Conversely, soft wooded trees, like the ashes, decorative pears and maples common in newer subdivisions, often can’t handle the added weight of snow piled on their limbs, and are prone to splitting apart.
“Everyone seems to want a fast-growing tree when they’re planting, but the slow-growing ones are better suited for this area,” Patton said. “And unfortunately, the list of trees that will break up under added weight is a lot longer than the list of those that will hold up well.”
The summer’s drought conditions, while still causing problems for area trees, likely didn’t contribute in any significant fashion to the limb falloff. According to Patton, droughts don’t impact wood strength. Instead, they hamper the tree’s internal systems and prevent them from growing.

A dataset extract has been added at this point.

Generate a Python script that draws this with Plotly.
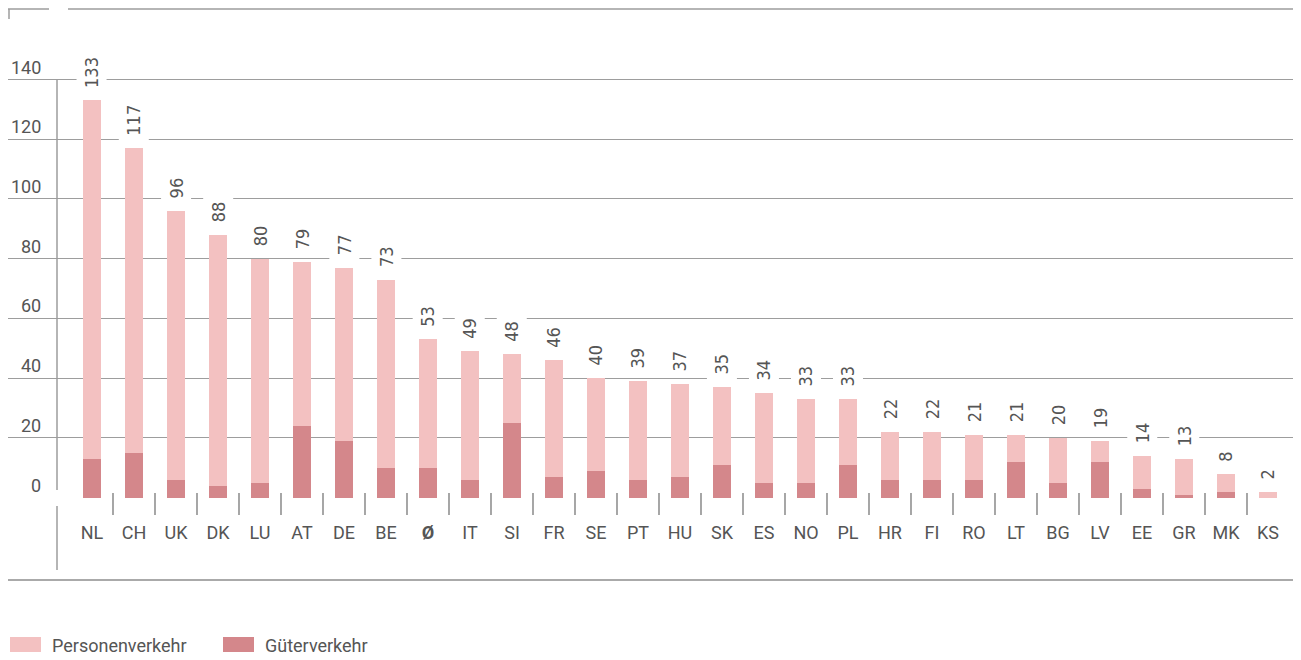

Patton also said evergreens tend to do well under snowstorm conditions, but primarily as a result of their branch structure, not their wood density. Evergreen branches tend to grow at what arborists call “wide crotch angles,” meaning they grow straight out from a trunk, as opposed to at an angle:
“The wider the crotch angle, the stronger the limb,” Patton said. “Many evergreen species have branches that are nearly perpendicular to the trunk, meaning the branches can grow extremely strong.”
If you (like we) are among the unlucky ones to have trees with major damage, Patton encourages you to find a reputable arborist to help clean up.
“My advice is that if you have to get off the ground, call a pro,” he said. “And make sure it’s a trusted company. We’ve already seen a couple of fly-by-night operators out there.”
Patton added that broken stubs should be pruned back all the way to the nearest major limb intersection.